Given data:
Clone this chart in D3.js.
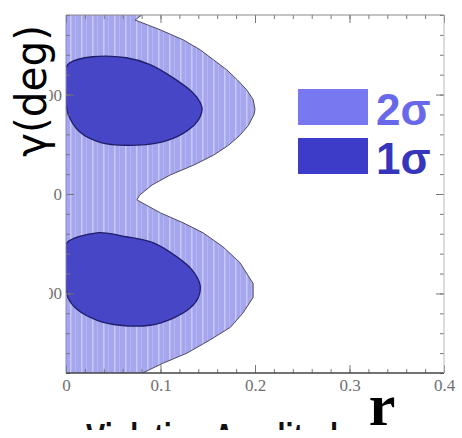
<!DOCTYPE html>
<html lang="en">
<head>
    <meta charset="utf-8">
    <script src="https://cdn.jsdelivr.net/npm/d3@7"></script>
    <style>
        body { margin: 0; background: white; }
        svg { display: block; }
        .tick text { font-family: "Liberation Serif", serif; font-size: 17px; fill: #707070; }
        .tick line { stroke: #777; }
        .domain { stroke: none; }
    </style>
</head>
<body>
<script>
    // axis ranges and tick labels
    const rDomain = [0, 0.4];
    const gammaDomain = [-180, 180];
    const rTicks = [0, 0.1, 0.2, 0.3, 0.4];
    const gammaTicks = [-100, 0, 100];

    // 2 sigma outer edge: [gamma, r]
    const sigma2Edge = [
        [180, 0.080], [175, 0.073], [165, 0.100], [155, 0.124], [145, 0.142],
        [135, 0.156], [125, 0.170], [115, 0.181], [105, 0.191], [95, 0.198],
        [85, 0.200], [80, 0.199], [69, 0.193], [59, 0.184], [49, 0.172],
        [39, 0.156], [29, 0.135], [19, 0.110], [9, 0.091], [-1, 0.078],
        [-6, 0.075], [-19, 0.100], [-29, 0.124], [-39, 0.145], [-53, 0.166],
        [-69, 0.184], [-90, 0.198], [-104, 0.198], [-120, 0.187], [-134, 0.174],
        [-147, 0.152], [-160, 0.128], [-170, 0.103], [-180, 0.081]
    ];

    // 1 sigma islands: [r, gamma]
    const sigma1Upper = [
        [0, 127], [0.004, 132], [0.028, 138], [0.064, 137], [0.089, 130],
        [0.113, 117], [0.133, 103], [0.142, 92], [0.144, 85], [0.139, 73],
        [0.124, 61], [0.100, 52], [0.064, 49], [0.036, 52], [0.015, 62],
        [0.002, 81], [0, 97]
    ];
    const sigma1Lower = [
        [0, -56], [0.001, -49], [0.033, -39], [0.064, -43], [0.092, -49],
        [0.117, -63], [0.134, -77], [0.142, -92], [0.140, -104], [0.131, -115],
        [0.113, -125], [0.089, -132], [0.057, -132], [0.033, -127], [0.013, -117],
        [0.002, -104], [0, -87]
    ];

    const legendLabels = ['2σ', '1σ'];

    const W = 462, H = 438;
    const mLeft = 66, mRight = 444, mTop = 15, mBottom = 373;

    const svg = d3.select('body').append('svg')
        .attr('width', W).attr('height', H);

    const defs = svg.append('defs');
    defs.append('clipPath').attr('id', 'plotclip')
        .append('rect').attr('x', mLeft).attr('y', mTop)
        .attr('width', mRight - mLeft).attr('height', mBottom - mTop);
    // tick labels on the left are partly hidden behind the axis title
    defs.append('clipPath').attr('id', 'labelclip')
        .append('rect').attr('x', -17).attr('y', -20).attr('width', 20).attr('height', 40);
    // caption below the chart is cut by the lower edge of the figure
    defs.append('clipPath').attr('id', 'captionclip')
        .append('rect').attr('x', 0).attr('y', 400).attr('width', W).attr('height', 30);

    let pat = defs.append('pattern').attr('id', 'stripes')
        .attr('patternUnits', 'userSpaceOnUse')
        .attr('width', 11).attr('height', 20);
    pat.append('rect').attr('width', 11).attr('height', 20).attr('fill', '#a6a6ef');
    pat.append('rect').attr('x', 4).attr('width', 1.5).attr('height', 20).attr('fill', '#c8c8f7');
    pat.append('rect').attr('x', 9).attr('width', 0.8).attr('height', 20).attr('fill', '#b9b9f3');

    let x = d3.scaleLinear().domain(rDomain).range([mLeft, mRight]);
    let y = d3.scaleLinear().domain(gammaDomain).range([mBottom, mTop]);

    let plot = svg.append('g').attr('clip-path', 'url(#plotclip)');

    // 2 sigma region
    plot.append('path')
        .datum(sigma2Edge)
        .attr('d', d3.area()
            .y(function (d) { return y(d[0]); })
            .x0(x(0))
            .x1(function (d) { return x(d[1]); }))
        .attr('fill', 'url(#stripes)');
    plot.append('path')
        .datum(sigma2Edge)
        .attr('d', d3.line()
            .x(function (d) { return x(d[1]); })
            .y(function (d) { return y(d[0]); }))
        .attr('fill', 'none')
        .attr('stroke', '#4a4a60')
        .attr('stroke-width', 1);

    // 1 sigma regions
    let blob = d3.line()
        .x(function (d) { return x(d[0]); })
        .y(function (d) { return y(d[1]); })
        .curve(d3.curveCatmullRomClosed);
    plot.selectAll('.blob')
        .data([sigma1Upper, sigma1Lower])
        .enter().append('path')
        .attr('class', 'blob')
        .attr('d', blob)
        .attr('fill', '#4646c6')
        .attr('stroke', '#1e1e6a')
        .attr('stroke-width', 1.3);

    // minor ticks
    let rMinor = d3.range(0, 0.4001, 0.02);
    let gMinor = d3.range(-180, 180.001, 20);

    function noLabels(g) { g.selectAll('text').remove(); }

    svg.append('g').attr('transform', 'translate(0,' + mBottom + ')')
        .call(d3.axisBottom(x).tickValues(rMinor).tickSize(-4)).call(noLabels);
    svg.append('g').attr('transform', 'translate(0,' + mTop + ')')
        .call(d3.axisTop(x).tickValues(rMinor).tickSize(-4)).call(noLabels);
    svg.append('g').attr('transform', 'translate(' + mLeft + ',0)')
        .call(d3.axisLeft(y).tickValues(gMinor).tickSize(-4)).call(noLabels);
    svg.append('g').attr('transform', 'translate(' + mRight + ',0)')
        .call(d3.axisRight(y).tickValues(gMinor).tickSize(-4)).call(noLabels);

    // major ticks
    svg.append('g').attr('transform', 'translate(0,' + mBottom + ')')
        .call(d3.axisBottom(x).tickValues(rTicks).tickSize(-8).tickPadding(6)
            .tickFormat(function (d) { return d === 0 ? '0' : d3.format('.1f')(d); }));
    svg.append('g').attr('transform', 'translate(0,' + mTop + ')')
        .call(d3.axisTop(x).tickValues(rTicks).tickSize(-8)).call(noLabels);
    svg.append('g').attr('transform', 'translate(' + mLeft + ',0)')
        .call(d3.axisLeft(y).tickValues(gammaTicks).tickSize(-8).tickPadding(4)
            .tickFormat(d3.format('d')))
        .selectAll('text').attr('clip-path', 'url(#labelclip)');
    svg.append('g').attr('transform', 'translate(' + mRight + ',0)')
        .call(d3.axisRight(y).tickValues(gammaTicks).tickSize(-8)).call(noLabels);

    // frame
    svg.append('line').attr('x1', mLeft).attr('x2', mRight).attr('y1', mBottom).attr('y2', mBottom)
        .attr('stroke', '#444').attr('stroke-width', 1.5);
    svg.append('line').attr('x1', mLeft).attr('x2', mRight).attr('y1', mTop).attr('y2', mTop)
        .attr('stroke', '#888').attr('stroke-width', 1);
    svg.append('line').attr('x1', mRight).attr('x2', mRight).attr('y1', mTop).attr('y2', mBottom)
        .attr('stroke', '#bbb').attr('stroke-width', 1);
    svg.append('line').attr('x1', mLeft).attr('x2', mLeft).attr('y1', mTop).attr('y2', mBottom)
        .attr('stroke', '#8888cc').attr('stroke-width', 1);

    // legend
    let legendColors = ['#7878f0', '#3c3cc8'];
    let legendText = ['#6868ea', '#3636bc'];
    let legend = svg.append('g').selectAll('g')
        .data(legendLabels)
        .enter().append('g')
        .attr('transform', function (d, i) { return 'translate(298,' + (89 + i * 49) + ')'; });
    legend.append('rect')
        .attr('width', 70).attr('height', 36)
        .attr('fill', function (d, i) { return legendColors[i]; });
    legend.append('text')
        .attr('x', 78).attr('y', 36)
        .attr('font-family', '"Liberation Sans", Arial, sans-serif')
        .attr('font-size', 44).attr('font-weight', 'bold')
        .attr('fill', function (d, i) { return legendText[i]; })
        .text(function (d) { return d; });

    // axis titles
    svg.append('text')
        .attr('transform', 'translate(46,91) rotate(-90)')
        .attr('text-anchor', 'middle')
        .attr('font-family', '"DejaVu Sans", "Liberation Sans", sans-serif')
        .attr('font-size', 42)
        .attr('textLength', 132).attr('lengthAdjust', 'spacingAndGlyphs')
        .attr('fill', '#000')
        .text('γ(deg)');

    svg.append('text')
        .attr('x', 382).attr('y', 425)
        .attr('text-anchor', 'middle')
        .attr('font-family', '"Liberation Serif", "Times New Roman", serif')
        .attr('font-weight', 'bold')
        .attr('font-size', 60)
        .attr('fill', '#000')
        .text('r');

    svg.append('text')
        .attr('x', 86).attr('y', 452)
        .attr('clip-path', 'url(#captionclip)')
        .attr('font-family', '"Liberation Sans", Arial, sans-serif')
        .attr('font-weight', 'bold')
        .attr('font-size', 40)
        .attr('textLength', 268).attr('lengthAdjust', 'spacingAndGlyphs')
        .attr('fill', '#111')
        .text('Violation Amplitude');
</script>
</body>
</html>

Description of the task: Repeat the lines exactly as they stand, from the opening line of the data through the line with "const gammaTicks = [-100, 0, 100];". Pictures stay out of the copy.

Correct answer:
Clone this chart in D3.js.
<!DOCTYPE html>
<html lang="en">
<head>
    <meta charset="utf-8">
    <script src="https://cdn.jsdelivr.net/npm/d3@7"></script>
    <style>
        body { margin: 0; background: white; }
        svg { display: block; }
        .tick text { font-family: "Liberation Serif", serif; font-size: 17px; fill: #707070; }
        .tick line { stroke: #777; }
        .domain { stroke: none; }
    </style>
</head>
<body>
<script>
    // axis ranges and tick labels
    const rDomain = [0, 0.4];
    const gammaDomain = [-180, 180];
    const rTicks = [0, 0.1, 0.2, 0.3, 0.4];
    const gammaTicks = [-100, 0, 100];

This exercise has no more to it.